9. ashes--a figure of grief, my bread; weeping or tears, my drink ( Psalms 80:5 ).
10. lifted . . . cast me down--or, "cast me away" as stubble by a whirlwind ( Isaiah 64:6 ).
11. shadow . . . declineth--soon to vanish in the darkness of night.
12. Contrast with man's frailty (compare Psalms 90:1-7 ).
thy remembrance--that by which Thou art remembered, Thy promise.
13, 14. Hence it is here adduced.
the set time, &c.--the time promised, the indication of which is the interest felt for Zion by the people of God.
15-17. God's favor to the Church will affect her persecutors with fear.
16. When the Lord shall build--or better, "Because the Lord hath built," &c., as a reason for the effect on others; for in thus acting and hearing the humble, He is most glorious.
18. people . . . created--(compare Psalms 22:31 ), an organized body, as a Church.
19-22. For--or, "That," as introducing the statement of God's condescension. A summary of what shall be written.
to loose . . . appointed--or, "deliver" them ( Psalms 79:11 ).
21. To declare, &c.--or, that God's name may be celebrated in the assemblies of His Church, gathered from all nations ( Zechariah 8:20-23 ), and devoted to His service.
23-28. The writer, speaking for the Church, finds encouragement in the midst of all his distresses. God's eternal existence is a pledge of faithfulness to His promises.

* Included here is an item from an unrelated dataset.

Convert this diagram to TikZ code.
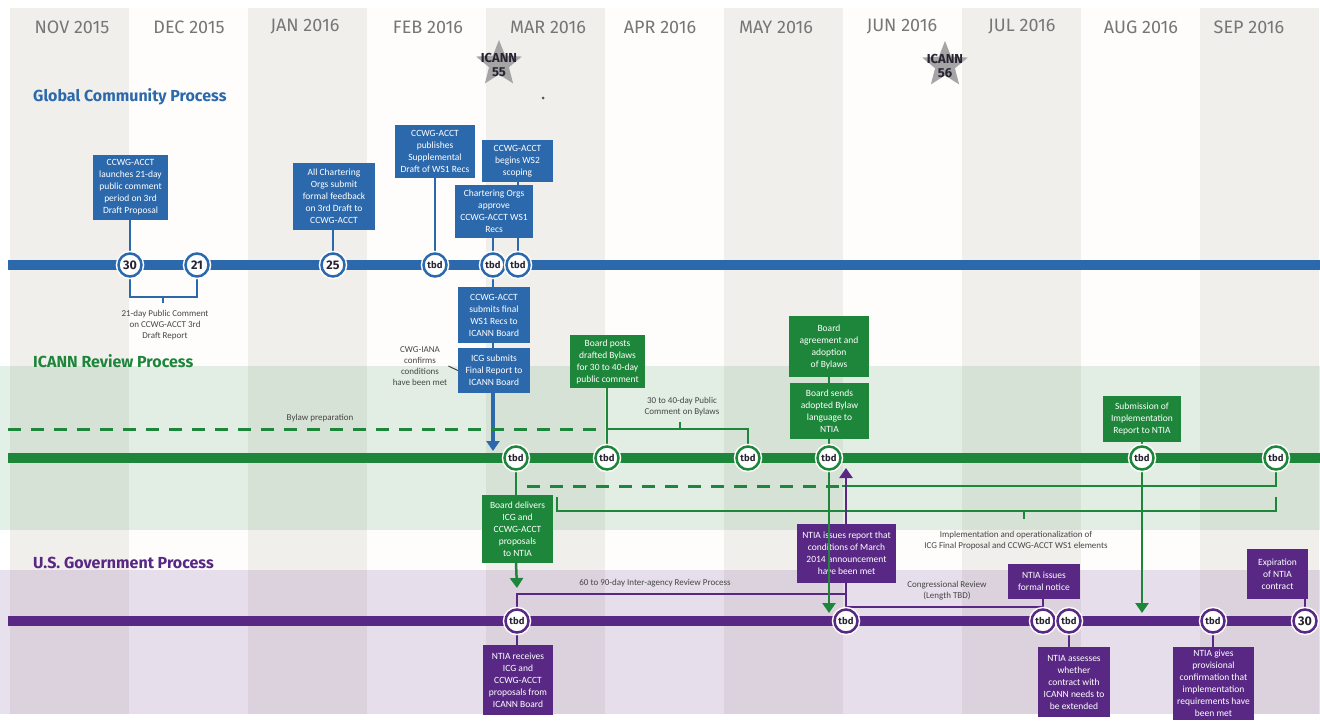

in the way--of providence.
weakened--literally, "afflicted," and made fearful of a premature end, a figure of the apprehensions of the Church, lest God might not perform His promise, drawn from those of a person in view of the dangers of early death (compare Psalms 89:47 ). Paul ( Hebrews 1:10 ) quotes Psalms 102:26-28 as addressed to Christ in His divine nature. The scope of the Psalm, as already seen, so far from opposing, favors this view, especially by the sentiments of Psalms 102:12-15 (compare Isaiah 60:1 ). The association of the Messiah with a day of future glory to the Church was very intimate in the minds of Old Testament writers; and with correct views of His nature it is very consistent that He should be addressed as the Lord and Head of His Church, who would bring about that glorious future on which they ever dwelt with fond delightful anticipations.